Just behind her stood a young couple who had joined the queue at 7.15am. They were also in desperate need of furniture.
"We moved into our new house in Tallaght just as the lockdown started," Jennifer O'Brien explained. "We've had no furniture since March and have been sleeping on mattresses for weeks."
Not everyone desperately seeking furniture. Two teenage girls - Zoe and Áine - stood side by side and one of them was looking for fun things for her bunnies.
“She’s here for rabbit stuff,” Áine, the older sister, explained. “She wants to buy one of those tunnels that children can crawl through. The rabbits love them.”
Zoe nodded. “The rabbits are my life, I’ve three of them including an albino and a dwarf. They are going to love the tent.”
Áine admitted she got a kick out of queueing. "I was in the queue when McDonald's opened a few weeks ago. And I'm really tempted to queue for Penneys on Friday."
Their mother was standing nearby having a smoke. "I'm going to buy everything," she said. "I haven't been shopping for so long and plan on being in there till the death today. I've nothing else to do. I might get a shoe rack as well as the Ikea sandwich bags. I definitely need them. I had to get them in Aldi and I didn't like them. They were too small."
Cards only
While she spoke there was a kerfuffle further up the queue as a woman who had been standing in line for more than two hours and realised the retailer would only accept credit cards and no cash transactions were being permitted. “They are going to hear all about it if they don’t take my money,” she shouted to no-one in particular.
Richard Stevenson, from Shankill, did not look delighted to be waiting in line. "I'm here with my wife but she had to go to the shop to buy breakfast rolls," he said. "My job is to mind her place in the queue and carry stuff to the car. I hate Ikea."
Linda McGrath did not hate Ikea. She loved it. As she rolled up to the entrance in her wheelchair the Poppintree woman said she was just popping in for a browse. “I am just delighted it is open and I’ll probably get a cup of tea. They do a really decent cup of tea in Ikea,” she said.
“We are not serving tea today,” a staff member whispered under his breath.
An hour later around Grafton Street, 10km away from the Ikea lines, there was no sign of queues but there were unmistakable indications that the city centre had come alive again - albeit with a difference.
Tom Monaghan was standing on the floor of his cashmere shop on South Anne Street delighted to have reopened after months in mothballs but scared that the overseas visitors who had been routinely buying his softly knitted wears for more than half a century would not be arriving this year.

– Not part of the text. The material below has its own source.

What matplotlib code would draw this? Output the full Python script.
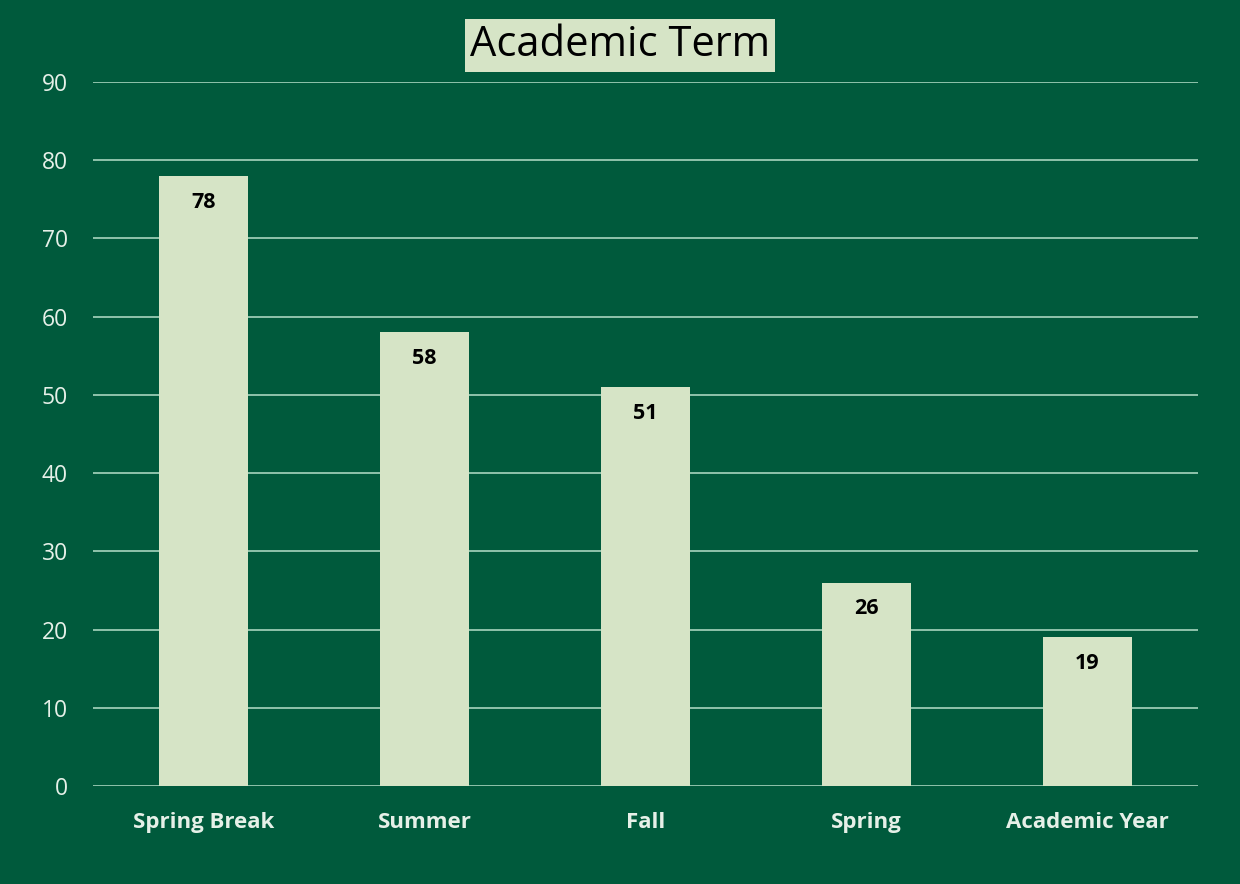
import matplotlib
matplotlib.use('Agg')
import matplotlib.pyplot as plt

terms = ['Spring Break', 'Summer', 'Fall', 'Spring', 'Academic Year']
counts = [78, 58, 51, 26, 19]
yticks = [0, 10, 20, 30, 40, 50, 60, 70, 80, 90]

bg = '#005A3C'
bar_color = '#D6E4C6'
grid_color = '#A8D5BE'
text_color = '#E6F0E8'

plt.rcParams['font.family'] = ['Open Sans', 'DejaVu Sans']

fig = plt.figure(figsize=(12.4, 8.84), dpi=100, facecolor=bg)
ax = fig.add_axes([0.075, 0.1109, 0.891, 0.7963], facecolor=bg)

x = list(range(len(terms)))
ax.bar(x, counts, width=0.4, color=bar_color, zorder=3)

for xi, c in zip(x, counts):
    ax.annotate(str(c), (xi, c), xytext=(0, -19), textcoords='offset points',
                ha='center', va='center', fontsize=15.5, fontweight='bold',
                color='black', zorder=4)

ax.set_xlim(-0.5, len(terms) - 0.5)
ax.set_ylim(0, 90)
ax.set_yticks(yticks)
ax.set_xticks(x)
ax.set_xticklabels(terms, fontsize=16, fontweight='bold', color=text_color)
ax.tick_params(axis='y', labelsize=16.5, labelcolor=text_color, length=0, pad=18)
ax.tick_params(axis='x', length=0, pad=19)
ax.yaxis.grid(True, color=grid_color, linewidth=1.2, zorder=0)
for s in ax.spines.values():
    s.set_visible(False)

fig.text(0.5, 0.949, 'Academic Term', ha='center', va='center', fontsize=30,
         color='black', bbox=dict(facecolor=bar_color, edgecolor='none', pad=4))

fig.savefig('out.png', dpi=100, facecolor=bg)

The 94-year-old is almost certainly the oldest shopkeeper in the city and looked as dapper as ever as he dressed his window. “I’ve never known anything like this. It will be a hard summer,” he said.
Around the corner, on the city’s main shopping street, stores were busy without being madly so. The two-metre rule was largely being respected but here too a minority of people were wearing face coverings despite the Department of Health saying it was “recommended in situations where it is difficult to practise social distancing, for example, in shops”.
Two young women who were wearing facemasks stood at the entrance to the Levi’s store and watched the crowds stream past. “It’s great to be open again,” one said before pausing for a beat. “But I am annoyed that noone can see my lippy under the mask.”